◆ Data excerpt

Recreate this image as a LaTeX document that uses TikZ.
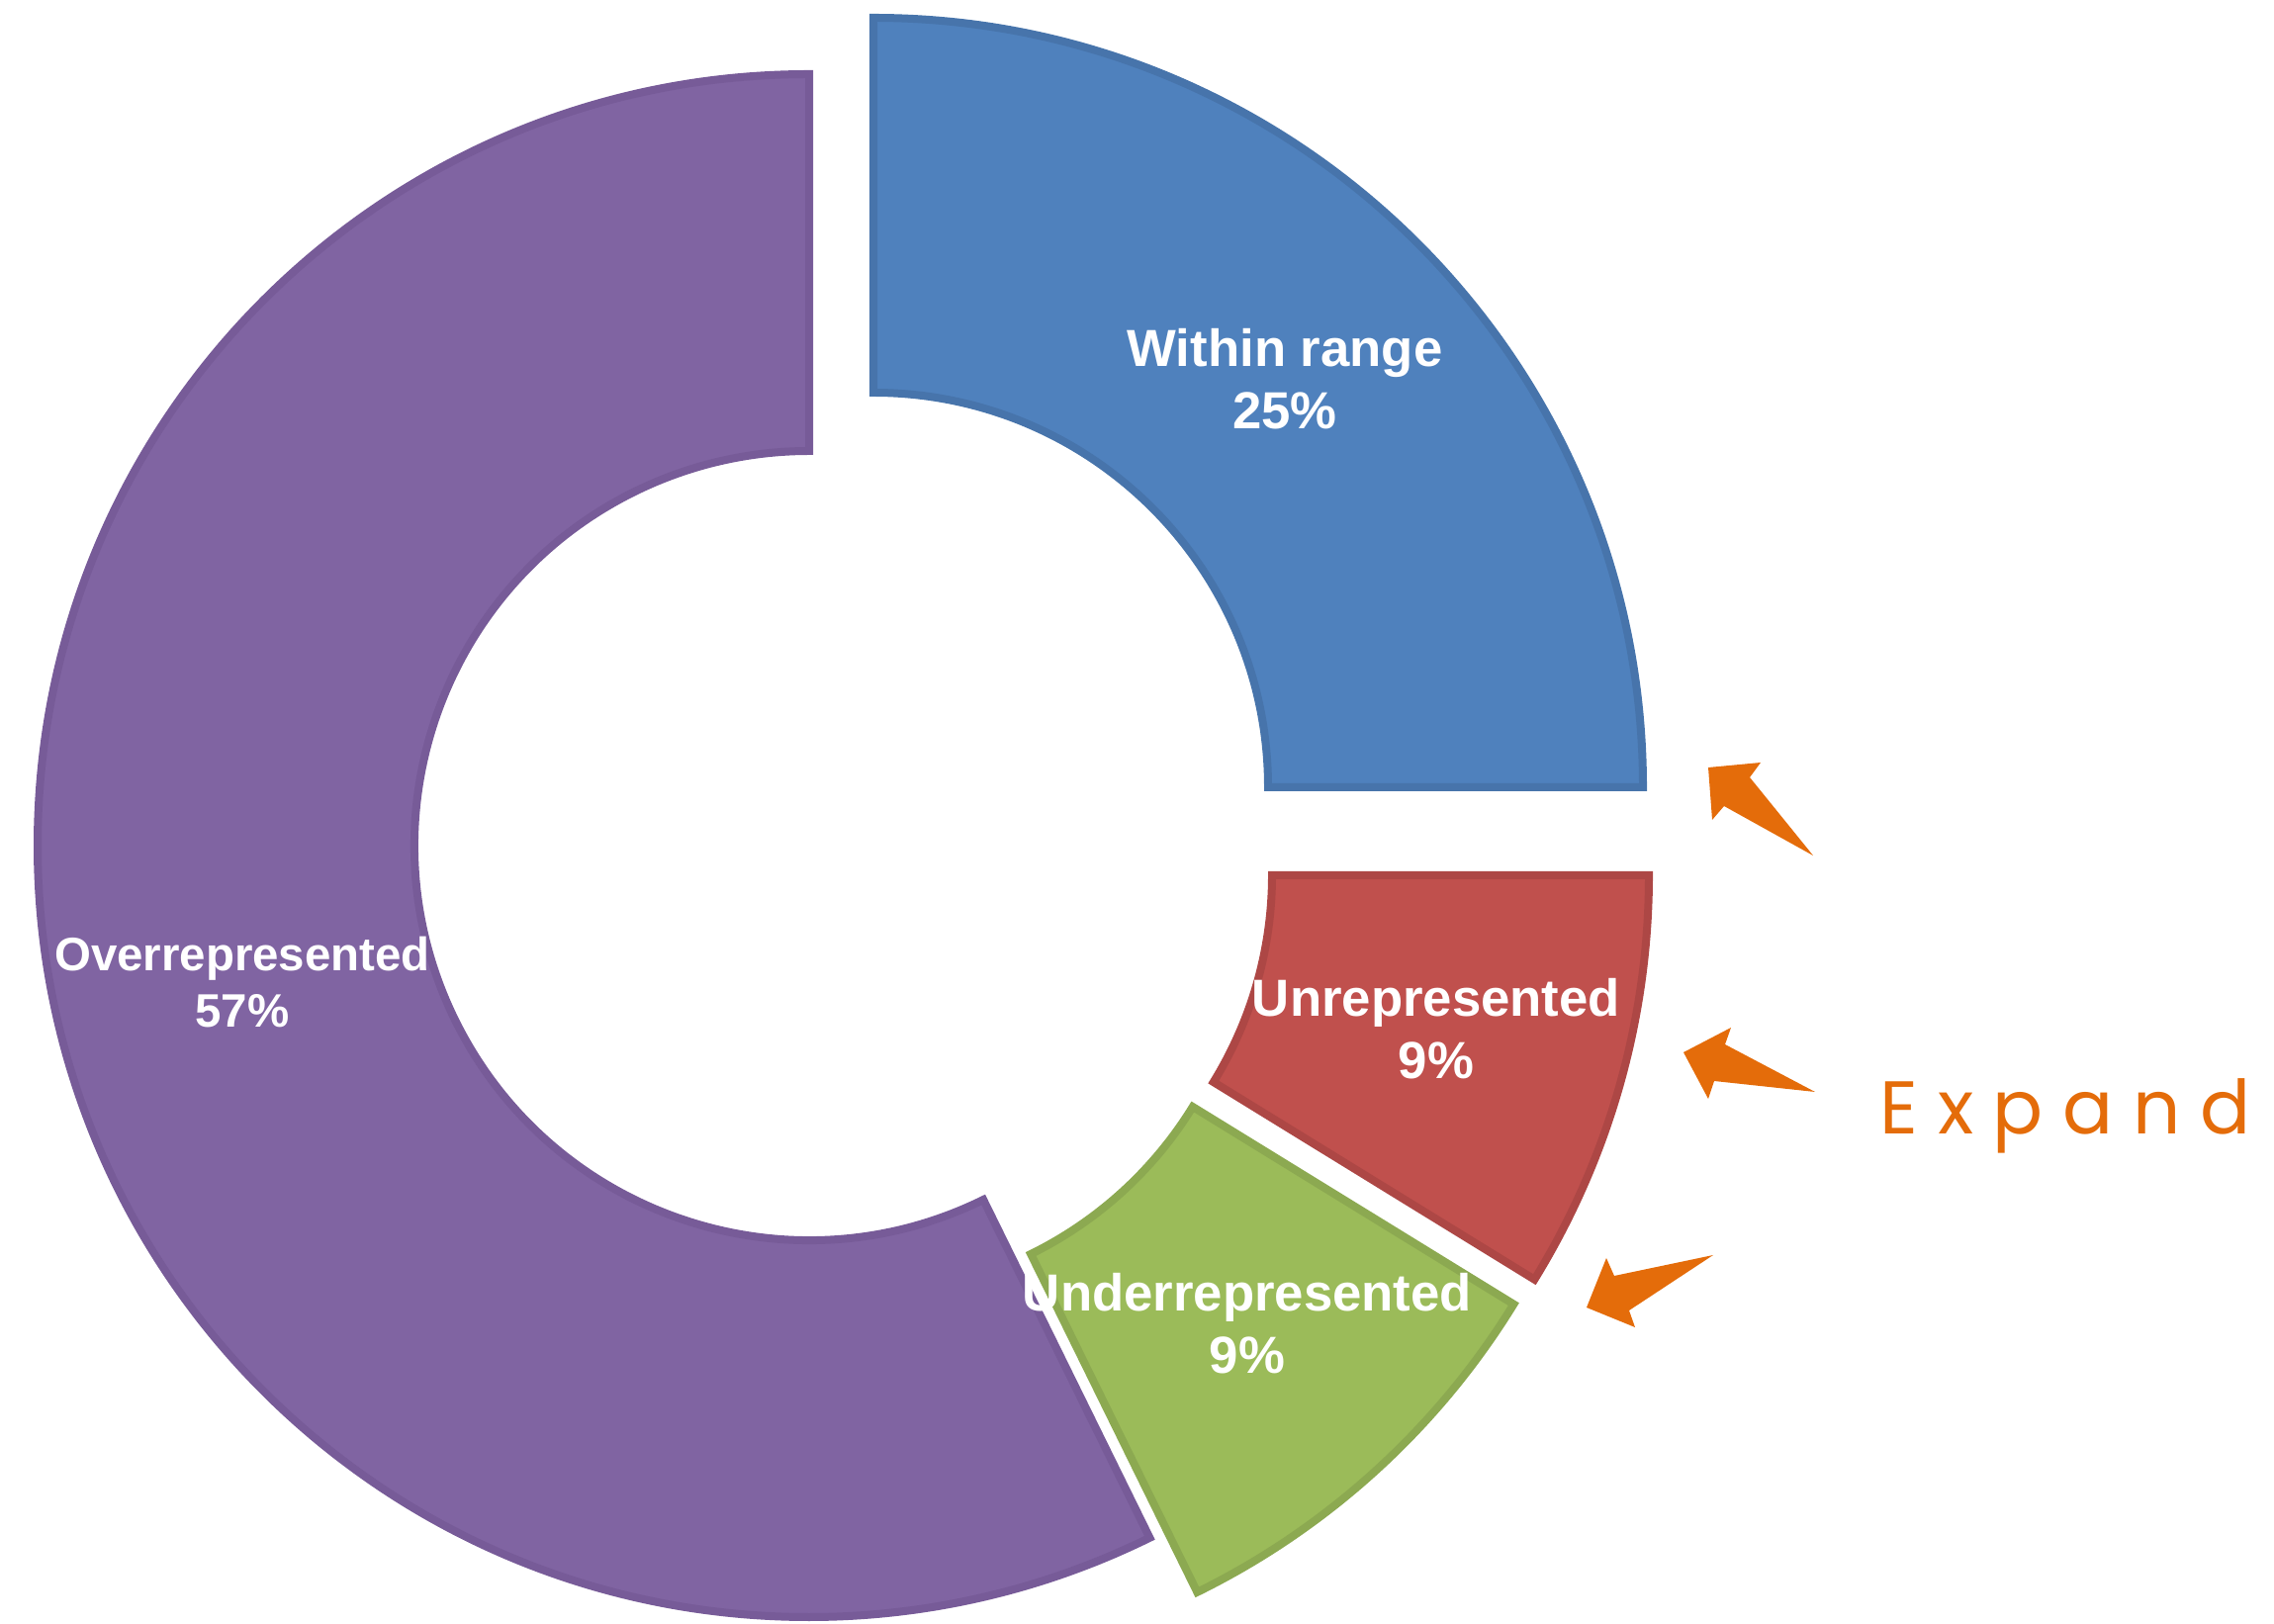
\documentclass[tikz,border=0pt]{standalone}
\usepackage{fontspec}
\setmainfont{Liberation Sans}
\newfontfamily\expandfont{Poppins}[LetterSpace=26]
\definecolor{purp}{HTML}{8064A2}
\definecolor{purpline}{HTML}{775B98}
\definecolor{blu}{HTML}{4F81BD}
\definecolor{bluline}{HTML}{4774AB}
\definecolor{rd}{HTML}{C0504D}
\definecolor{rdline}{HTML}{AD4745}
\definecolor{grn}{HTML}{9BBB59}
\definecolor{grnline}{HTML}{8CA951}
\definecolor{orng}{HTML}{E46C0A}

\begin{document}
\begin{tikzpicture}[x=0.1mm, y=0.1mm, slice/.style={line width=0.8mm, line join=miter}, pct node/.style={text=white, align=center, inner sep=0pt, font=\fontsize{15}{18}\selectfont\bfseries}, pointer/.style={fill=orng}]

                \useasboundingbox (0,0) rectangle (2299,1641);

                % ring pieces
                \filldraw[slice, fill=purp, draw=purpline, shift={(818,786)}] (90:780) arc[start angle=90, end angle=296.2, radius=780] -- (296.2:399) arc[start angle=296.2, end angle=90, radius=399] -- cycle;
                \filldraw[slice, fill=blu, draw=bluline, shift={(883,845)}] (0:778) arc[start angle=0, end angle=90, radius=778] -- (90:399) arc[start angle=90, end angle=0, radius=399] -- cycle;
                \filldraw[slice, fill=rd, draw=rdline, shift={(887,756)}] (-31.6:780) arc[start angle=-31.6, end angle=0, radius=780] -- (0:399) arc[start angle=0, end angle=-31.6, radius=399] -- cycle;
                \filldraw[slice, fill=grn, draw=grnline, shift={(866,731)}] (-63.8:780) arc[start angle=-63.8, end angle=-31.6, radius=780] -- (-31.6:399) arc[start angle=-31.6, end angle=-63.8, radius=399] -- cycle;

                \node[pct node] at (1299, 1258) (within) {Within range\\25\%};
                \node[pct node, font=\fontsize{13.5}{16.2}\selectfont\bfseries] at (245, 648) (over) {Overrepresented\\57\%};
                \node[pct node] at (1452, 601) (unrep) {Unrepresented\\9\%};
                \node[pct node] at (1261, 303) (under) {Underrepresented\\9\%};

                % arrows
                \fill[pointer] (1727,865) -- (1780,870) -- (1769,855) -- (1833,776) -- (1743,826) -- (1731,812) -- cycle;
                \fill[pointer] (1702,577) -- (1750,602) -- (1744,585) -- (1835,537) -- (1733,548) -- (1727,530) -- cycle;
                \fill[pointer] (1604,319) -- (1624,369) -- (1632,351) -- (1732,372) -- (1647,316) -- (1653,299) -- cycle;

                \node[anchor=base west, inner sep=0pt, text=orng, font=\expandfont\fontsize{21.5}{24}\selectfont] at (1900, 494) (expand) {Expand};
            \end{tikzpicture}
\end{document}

◆ Problem to solve
Pictures are to be left out; repeat all the remaining data exactly.

◆ Exercise response
Recreate this image as a LaTeX document that uses TikZ.
\documentclass[tikz,border=0pt]{standalone}
\usepackage{fontspec}
\setmainfont{Liberation Sans}
\newfontfamily\expandfont{Poppins}[LetterSpace=26]
\definecolor{purp}{HTML}{8064A2}
\definecolor{purpline}{HTML}{775B98}
\definecolor{blu}{HTML}{4F81BD}
\definecolor{bluline}{HTML}{4774AB}
\definecolor{rd}{HTML}{C0504D}
\definecolor{rdline}{HTML}{AD4745}
\definecolor{grn}{HTML}{9BBB59}
\definecolor{grnline}{HTML}{8CA951}
\definecolor{orng}{HTML}{E46C0A}

\begin{document}
\begin{tikzpicture}[x=0.1mm, y=0.1mm, slice/.style={line width=0.8mm, line join=miter}, pct node/.style={text=white, align=center, inner sep=0pt, font=\fontsize{15}{18}\selectfont\bfseries}, pointer/.style={fill=orng}]

                \useasboundingbox (0,0) rectangle (2299,1641);

                % ring pieces
                \filldraw[slice, fill=purp, draw=purpline, shift={(818,786)}] (90:780) arc[start angle=90, end angle=296.2, radius=780] -- (296.2:399) arc[start angle=296.2, end angle=90, radius=399] -- cycle;
                \filldraw[slice, fill=blu, draw=bluline, shift={(883,845)}] (0:778) arc[start angle=0, end angle=90, radius=778] -- (90:399) arc[start angle=90, end angle=0, radius=399] -- cycle;
                \filldraw[slice, fill=rd, draw=rdline, shift={(887,756)}] (-31.6:780) arc[start angle=-31.6, end angle=0, radius=780] -- (0:399) arc[start angle=0, end angle=-31.6, radius=399] -- cycle;
                \filldraw[slice, fill=grn, draw=grnline, shift={(866,731)}] (-63.8:780) arc[start angle=-63.8, end angle=-31.6, radius=780] -- (-31.6:399) arc[start angle=-31.6, end angle=-63.8, radius=399] -- cycle;

                \node[pct node] at (1299, 1258) (within) {Within range\\25\%};
                \node[pct node, font=\fontsize{13.5}{16.2}\selectfont\bfseries] at (245, 648) (over) {Overrepresented\\57\%};
                \node[pct node] at (1452, 601) (unrep) {Unrepresented\\9\%};
                \node[pct node] at (1261, 303) (under) {Underrepresented\\9\%};

                % arrows
                \fill[pointer] (1727,865) -- (1780,870) -- (1769,855) -- (1833,776) -- (1743,826) -- (1731,812) -- cycle;
                \fill[pointer] (1702,577) -- (1750,602) -- (1744,585) -- (1835,537) -- (1733,548) -- (1727,530) -- cycle;
                \fill[pointer] (1604,319) -- (1624,369) -- (1632,351) -- (1732,372) -- (1647,316) -- (1653,299) -- cycle;

                \node[anchor=base west, inner sep=0pt, text=orng, font=\expandfont\fontsize{21.5}{24}\selectfont] at (1900, 494) (expand) {Expand};
            \end{tikzpicture}
\end{document}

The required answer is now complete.